Our Sun has been “burning” for 4.6 billion years; converting hydrogen to helium through nuclear fusion it provides the warmth we require to sustain us. It should continue to do so for many more billions of years since it has only used up an estimated 4 percent of its hydrogen fuel or about 0.03 percent of its total mass. It is after all about 110 times the size of the earth, roughly 1,400,000 km in diameter. It is composed of hydrogen (75%), helium (25%) and a scattering of other elements including carbon, nitrogen, oxygen, silicon, magnesium and iron that total less than 1%. (You may feel free to reduce either the hydrogen or helium percentage, or both, to make the math work.)
The sun is a “main sequence G class star” according to astronomers. Which means is that it is a yellow star (i.e. spectral class G) that gets its energy through nuclear fusion of hydrogen and helium. In short there is nothing special about it as stars go. (Except maybe to the rest of us who may think it is special since it is our star.)
Sol (our sun to the Romans, hence Sol-ar system) is comprised of three relatively distinct layers, the interior, the photosphere and the corona. The photosphere is the visible surface of the sun and has a temperature around 5,600 deg. C. and pressure is low, about 1000 times less than the pressure at the surface of the Earth. (We are talking about hydrogen and helium here.) As you move towards the center, however, it really starts to get warm due to the effects of gravitationally induced pressure and temperature and pressure increases rapidly with depth. At the center it can reach temperatures of 15 million degrees and 300,000 bars of pressure. (A bar is a unit of pressure approximately equivalent to standard atmospheric pressure Earth standard that is.) At those high temperatures the conversion of hydrogen to helium (fusion) occurs. The process provides the thermal energy required to prevent the sun from succumbing to the pull of gravity and collapsing into a neutron star.
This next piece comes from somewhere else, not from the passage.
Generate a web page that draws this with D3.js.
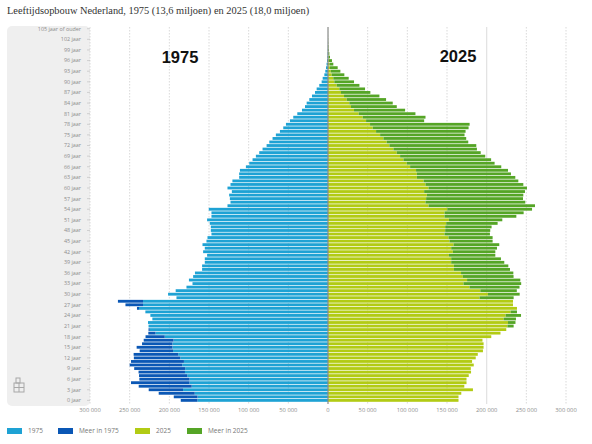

The energy is eventually radiated out to space and thus warms the inner planets, including Earth.
The third component of the sun’s composition is the corona and these outer layers are visible to the naked eye only during eclipses. The extremely hot gases (plasma) thin out into space creating the solar wind which is made up of a continuous stream of protons and electrons and can create some spectacular visual effects as it is the solar wind that causes the tails of comets to glow. On the approach to Earth (and any other planetary body with a magnetic field) the solar wind is bent by the magnetosphere into a funnel-shape. The wide mouth of the funnel is the point of first contact and the trailing end is formed as the solar wind passes out of the magnetosphere influence, thus we are protected from the worst of the solar winds effects. It is the solar wind that will pose a great danger to future explorers of Mars since our neighbouring planet, like our Moon, has no magnetic field to protect them. The solar wind is not the greatest danger to astronauts and marsnauts. They are relatively easily protected from the effects of the relatively low energies involved.
It must be borne in mind that the surface of Sol is not a uniform distribution of matter as it would appear to the naked eye of anyone foolish enough to look directly at it. It is mottled with darker areas called “sunspots” that, for reasons only speculated at, have an eleven year half-cycle from low activity to maximum activity in which the number, latitude and magnetic polarity varies. Sunspots and their full 22 year cycle from maximum activity back to maximum are associated with solar flares and their ejection from the interior of the sun to thousands and hundreds of thousands of kilometres above the photosphere.
The greatest danger to space travelers of the past, present and future come from the solar flares. Many of us have seen pictures of giant solar flares arcing across the surface of the sun and that arc may cause complacency in the minds of some. But it is not the material returning to the sun’s surface that is the problem. The problem lies with the increased fluxes of ultraviolet radiation and the release of high energy particles, some of which can penetrate the magnetosphere, reaching Earth’s atmosphere to interact directly with the ionosphere and playing havoc with radio telecommunications. Mind you, there is a good side to this if you live in areas relatively close to the North and South poles the auroras durign solar flares are truly spectacular to see. Fortunately for our future travelers in space these high energy particles do not travel at the speed of light and they can be given about half an hour’s warning to get into their bomb shelters.’
There is, however, another possible danger to those of us who live on this fair and pleasant planet and that concerns our weather. We know the total energy output from Sol may not be constant and some scientists feel that a drop of only 0.5 percent could drastically affect our weather. Some feel that a reduction of less than 2 percent would cover the planet into with ice. After all, our world has seen ice ages before. Well, maybe if that reduction in energy output from the sun should occur, global warming wouldn’t be such a bad thing and help save us. Of course we should probably try to solve the problem we do have and not worry about one we might have in a million or so years.